**What you need to do**
Without the pictures, can you quote each line below exactly?

**Data lines**

□ □ □ □ □ □ □

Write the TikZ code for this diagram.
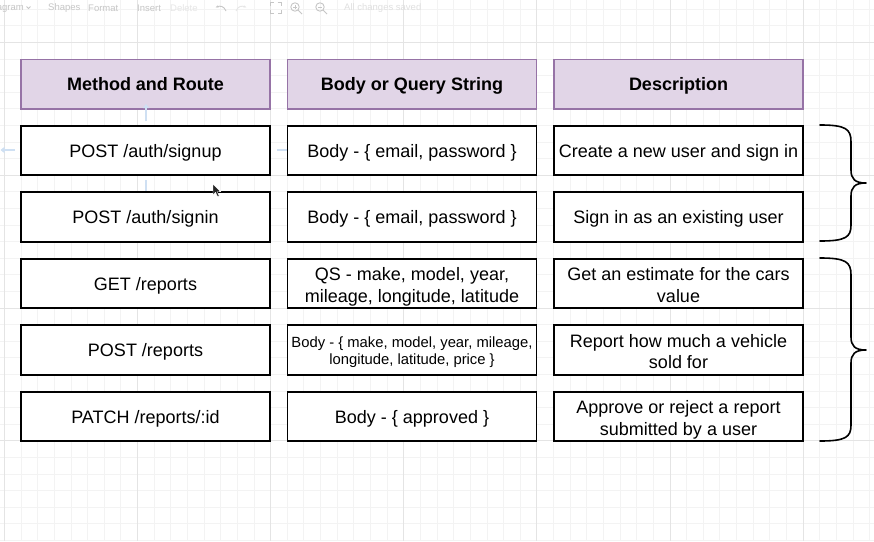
\documentclass[tikz,border=0pt]{standalone}
\usepackage{fontspec}
\setmainfont{Liberation Sans}
\usetikzlibrary{arrows.meta}
\definecolor{hdrfill}{HTML}{E1D5E7}
\definecolor{hdrline}{HTML}{9673A6}
\definecolor{gridminor}{HTML}{F3F3F3}
\definecolor{gridmajor}{HTML}{E4E4E4}
\definecolor{uigray}{HTML}{C6C6C6}
\definecolor{uilight}{HTML}{E6E6E6}
\definecolor{hintblue}{HTML}{CFE0F3}
\newcommand\ctone[1]{\raisebox{-2.3pt}[\height][\depth]{\begin{tabular}{@{}c@{}}#1\end{tabular}}}
\newcommand\cttwo[1]{\raisebox{-3.6pt}[\height][\depth]{\begin{tabular}{@{}c@{}}#1\end{tabular}}}
\begin{document}
\begin{tikzpicture}[x=1pt,y=-1pt,
  cell/.style={draw=black, line width=1.8pt, fill=white, minimum width=249pt, minimum height=49.5pt,
    inner sep=0pt, font=\fontsize{18}{21.5}\selectfont},
  hdr/.style={cell, fill=hdrfill, draw=hdrline, line width=1.5pt, font=\fontsize{18}{21.5}\selectfont\bfseries},
  small/.style={font=\fontsize{14.8}{17}\selectfont},
  brace/.style={draw=black, line width=1.6pt, line cap=round, line join=round},
  ui/.style={text=uigray, font=\fontsize{9.5}{11}\selectfont, inner sep=0pt, anchor=west},
  uiline/.style={draw=uigray, line width=0.9pt},
  hint/.style={draw=hintblue, line width=2pt, -{Triangle[length=4pt,width=6pt]}}]
\useasboundingbox (0,0) rectangle (874,541);
\clip (0,0) rectangle (874,541);
\fill[white] (0,0) rectangle (874,541);
% grid
\foreach \i in {0,...,53} \draw[gridminor, line width=0.8pt] (4.36+\i*16.64,0) -- (4.36+\i*16.64,541);
\foreach \i in {0,...,32} \draw[gridminor, line width=0.8pt] (0,9.2+\i*16.6) -- (874,9.2+\i*16.6);
\foreach \i in {0,...,6} \draw[gridmajor, line width=0.8pt] (4.36+\i*133.12,0) -- (4.36+\i*133.12,541);
\foreach \i in {0,...,3} \draw[gridmajor, line width=0.8pt] (0,42.4+\i*132.8) -- (874,42.4+\i*132.8);
% toolbar (faint)
\node[ui, anchor=east] (tbdiag) at (24,8) {Diagram};
\draw[uiline] (26.5,6.5) -- (28.5,8.5) -- (30.5,6.5);
\node[ui] (tbshapes) at (48,8) {Shapes};
\node[ui] (tbformat) at (88,8) {Format};
\node[ui] (tbinsert) at (137,8) {Insert};
\node[ui, text=uilight] (tbdelete) at (170,8) {Delete};
\draw[uiline, -{Stealth[length=3pt]}] (226,11) .. controls (224,6) and (220,5.5) .. (215.5,7.5);
\draw[draw=uilight, line width=0.9pt, -{Stealth[length=3pt]}] (236,11) .. controls (238,6) and (242,5.5) .. (246.5,7.5);
\draw[uiline] (270,6) -- (270,2.5) -- (273.5,2.5) (277.5,2.5) -- (281,2.5) -- (281,6) (281,10) -- (281,13.5) -- (277.5,13.5) (273.5,13.5) -- (270,13.5) -- (270,10);
\draw[uiline] (295,7) circle (4.2pt); \draw[uiline] (298,10) -- (302,14); \draw[uiline] (293,7) -- (297,7) (295,5) -- (295,9);
\draw[uiline] (320,7) circle (4.2pt); \draw[uiline] (323,10) -- (327,14); \draw[uiline] (318,7) -- (322,7);
\node[ui, text=uilight!80!uigray] (tbsaved) at (344,8) {All changes saved};
% header row
\node[hdr] (h1) at (145.5,84) {\ctone{Method and Route}};
\node[hdr] (h2) at (412,84) {\ctone{Body or Query String}};
\node[hdr] (h3) at (678.5,84) {\ctone{Description}};
% hover hints
\draw[hint] (146,121) -- (146,104);
\draw[hint] (146,180) -- (146,197);
\draw[hint] (15,150) -- (0.5,150);
\draw[hint] (277,150) -- (291.5,150);
% rows
\node[cell] (r1a) at (145.5,150.5) {\ctone{POST /auth/signup}};
\node[cell] (r1b) at (412,150.5) {\ctone{Body - \{ email, password \}}};
\node[cell] (r1c) at (678.5,150.5) {\ctone{Create a new user and sign in}};
\node[cell] (r2a) at (145.5,217) {\ctone{POST /auth/signin}};
\node[cell] (r2b) at (412,217) {\ctone{Body - \{ email, password \}}};
\node[cell] (r2c) at (678.5,217) {\ctone{Sign in as an existing user}};
\node[cell] (r3a) at (145.5,283.5) {\ctone{GET /reports}};
\node[cell] (r3b) at (412,283.5) {\cttwo{QS - make, model, year,\\mileage, longitude, latitude}};
\node[cell] (r3c) at (678.5,283.5) {\cttwo{Get an estimate for the cars\\value}};
\node[cell] (r4a) at (145.5,350) {\ctone{POST /reports}};
\node[cell, small] (r4b) at (412,350) {\ctone{Body - \{ make, model, year, mileage,\\longitude, latitude, price \}}};
\node[cell] (r4c) at (678.5,350) {\cttwo{Report how much a vehicle\\sold for}};
\node[cell] (r5a) at (145.5,416.5) {\ctone{PATCH /reports/:id}};
\node[cell] (r5b) at (412,416.5) {\ctone{Body - \{ approved \}}};
\node[cell] (r5c) at (678.5,416.5) {\cttwo{Approve or reject a report\\submitted by a user}};
% cursor
\filldraw[fill=black!85, draw=white, line width=0.4pt] (213,184) -- (213,195) -- (215.6,192.4) -- (217.6,196.6) -- (219.2,195.9) -- (217.3,191.8) -- (220.6,191.6) -- cycle;
% braces
\coordinate (b1top) at (820,125);
\coordinate (b1tip) at (866,183);
\coordinate (b1bot) at (820,241);
\draw[brace] (b1top) .. controls (846,125) and (851,129) .. (851,142) -- (851,170)
  .. controls (851,179) and (855,183) .. (b1tip)
  .. controls (855,183) and (851,187) .. (851,196) -- (851,225)
  .. controls (851,237) and (846,241) .. (b1bot);
\coordinate (b2top) at (820,258);
\coordinate (b2tip) at (866,350);
\coordinate (b2bot) at (820,441);
\draw[brace] (b2top) .. controls (846,258) and (851,262) .. (851,275) -- (851,337)
  .. controls (851,346) and (855,350) .. (b2tip)
  .. controls (855,350) and (851,354) .. (851,363) -- (851,425)
  .. controls (851,437) and (846,441) .. (b2bot);
\end{tikzpicture}
\end{document}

□ □ □ □ □ □ □

**Finished task**
Write the TikZ code for this diagram.
\documentclass[tikz,border=0pt]{standalone}
\usepackage{fontspec}
\setmainfont{Liberation Sans}
\usetikzlibrary{arrows.meta}
\definecolor{hdrfill}{HTML}{E1D5E7}
\definecolor{hdrline}{HTML}{9673A6}
\definecolor{gridminor}{HTML}{F3F3F3}
\definecolor{gridmajor}{HTML}{E4E4E4}
\definecolor{uigray}{HTML}{C6C6C6}
\definecolor{uilight}{HTML}{E6E6E6}
\definecolor{hintblue}{HTML}{CFE0F3}
\newcommand\ctone[1]{\raisebox{-2.3pt}[\height][\depth]{\begin{tabular}{@{}c@{}}#1\end{tabular}}}
\newcommand\cttwo[1]{\raisebox{-3.6pt}[\height][\depth]{\begin{tabular}{@{}c@{}}#1\end{tabular}}}
\begin{document}
\begin{tikzpicture}[x=1pt,y=-1pt,
  cell/.style={draw=black, line width=1.8pt, fill=white, minimum width=249pt, minimum height=49.5pt,
    inner sep=0pt, font=\fontsize{18}{21.5}\selectfont},
  hdr/.style={cell, fill=hdrfill, draw=hdrline, line width=1.5pt, font=\fontsize{18}{21.5}\selectfont\bfseries},
  small/.style={font=\fontsize{14.8}{17}\selectfont},
  brace/.style={draw=black, line width=1.6pt, line cap=round, line join=round},
  ui/.style={text=uigray, font=\fontsize{9.5}{11}\selectfont, inner sep=0pt, anchor=west},
  uiline/.style={draw=uigray, line width=0.9pt},
  hint/.style={draw=hintblue, line width=2pt, -{Triangle[length=4pt,width=6pt]}}]
\useasboundingbox (0,0) rectangle (874,541);
\clip (0,0) rectangle (874,541);
\fill[white] (0,0) rectangle (874,541);
% grid
\foreach \i in {0,...,53} \draw[gridminor, line width=0.8pt] (4.36+\i*16.64,0) -- (4.36+\i*16.64,541);
\foreach \i in {0,...,32} \draw[gridminor, line width=0.8pt] (0,9.2+\i*16.6) -- (874,9.2+\i*16.6);
\foreach \i in {0,...,6} \draw[gridmajor, line width=0.8pt] (4.36+\i*133.12,0) -- (4.36+\i*133.12,541);
\foreach \i in {0,...,3} \draw[gridmajor, line width=0.8pt] (0,42.4+\i*132.8) -- (874,42.4+\i*132.8);
% toolbar (faint)
\node[ui, anchor=east] (tbdiag) at (24,8) {Diagram};
\draw[uiline] (26.5,6.5) -- (28.5,8.5) -- (30.5,6.5);
\node[ui] (tbshapes) at (48,8) {Shapes};
\node[ui] (tbformat) at (88,8) {Format};
\node[ui] (tbinsert) at (137,8) {Insert};
\node[ui, text=uilight] (tbdelete) at (170,8) {Delete};
\draw[uiline, -{Stealth[length=3pt]}] (226,11) .. controls (224,6) and (220,5.5) .. (215.5,7.5);
\draw[draw=uilight, line width=0.9pt, -{Stealth[length=3pt]}] (236,11) .. controls (238,6) and (242,5.5) .. (246.5,7.5);
\draw[uiline] (270,6) -- (270,2.5) -- (273.5,2.5) (277.5,2.5) -- (281,2.5) -- (281,6) (281,10) -- (281,13.5) -- (277.5,13.5) (273.5,13.5) -- (270,13.5) -- (270,10);
\draw[uiline] (295,7) circle (4.2pt); \draw[uiline] (298,10) -- (302,14); \draw[uiline] (293,7) -- (297,7) (295,5) -- (295,9);
\draw[uiline] (320,7) circle (4.2pt); \draw[uiline] (323,10) -- (327,14); \draw[uiline] (318,7) -- (322,7);
\node[ui, text=uilight!80!uigray] (tbsaved) at (344,8) {All changes saved};
% header row
\node[hdr] (h1) at (145.5,84) {\ctone{Method and Route}};
\node[hdr] (h2) at (412,84) {\ctone{Body or Query String}};
\node[hdr] (h3) at (678.5,84) {\ctone{Description}};
% hover hints
\draw[hint] (146,121) -- (146,104);
\draw[hint] (146,180) -- (146,197);
\draw[hint] (15,150) -- (0.5,150);
\draw[hint] (277,150) -- (291.5,150);
% rows
\node[cell] (r1a) at (145.5,150.5) {\ctone{POST /auth/signup}};
\node[cell] (r1b) at (412,150.5) {\ctone{Body - \{ email, password \}}};
\node[cell] (r1c) at (678.5,150.5) {\ctone{Create a new user and sign in}};
\node[cell] (r2a) at (145.5,217) {\ctone{POST /auth/signin}};
\node[cell] (r2b) at (412,217) {\ctone{Body - \{ email, password \}}};
\node[cell] (r2c) at (678.5,217) {\ctone{Sign in as an existing user}};
\node[cell] (r3a) at (145.5,283.5) {\ctone{GET /reports}};
\node[cell] (r3b) at (412,283.5) {\cttwo{QS - make, model, year,\\mileage, longitude, latitude}};
\node[cell] (r3c) at (678.5,283.5) {\cttwo{Get an estimate for the cars\\value}};
\node[cell] (r4a) at (145.5,350) {\ctone{POST /reports}};
\node[cell, small] (r4b) at (412,350) {\ctone{Body - \{ make, model, year, mileage,\\longitude, latitude, price \}}};
\node[cell] (r4c) at (678.5,350) {\cttwo{Report how much a vehicle\\sold for}};
\node[cell] (r5a) at (145.5,416.5) {\ctone{PATCH /reports/:id}};
\node[cell] (r5b) at (412,416.5) {\ctone{Body - \{ approved \}}};
\node[cell] (r5c) at (678.5,416.5) {\cttwo{Approve or reject a report\\submitted by a user}};
% cursor
\filldraw[fill=black!85, draw=white, line width=0.4pt] (213,184) -- (213,195) -- (215.6,192.4) -- (217.6,196.6) -- (219.2,195.9) -- (217.3,191.8) -- (220.6,191.6) -- cycle;
% braces
\coordinate (b1top) at (820,125);
\coordinate (b1tip) at (866,183);
\coordinate (b1bot) at (820,241);
\draw[brace] (b1top) .. controls (846,125) and (851,129) .. (851,142) -- (851,170)
  .. controls (851,179) and (855,183) .. (b1tip)
  .. controls (855,183) and (851,187) .. (851,196) -- (851,225)
  .. controls (851,237) and (846,241) .. (b1bot);
\coordinate (b2top) at (820,258);
\coordinate (b2tip) at (866,350);
\coordinate (b2bot) at (820,441);
\draw[brace] (b2top) .. controls (846,258) and (851,262) .. (851,275) -- (851,337)
  .. controls (851,346) and (855,350) .. (b2tip)
  .. controls (855,350) and (851,354) .. (851,363) -- (851,425)
  .. controls (851,437) and (846,441) .. (b2bot);
\end{tikzpicture}
\end{document}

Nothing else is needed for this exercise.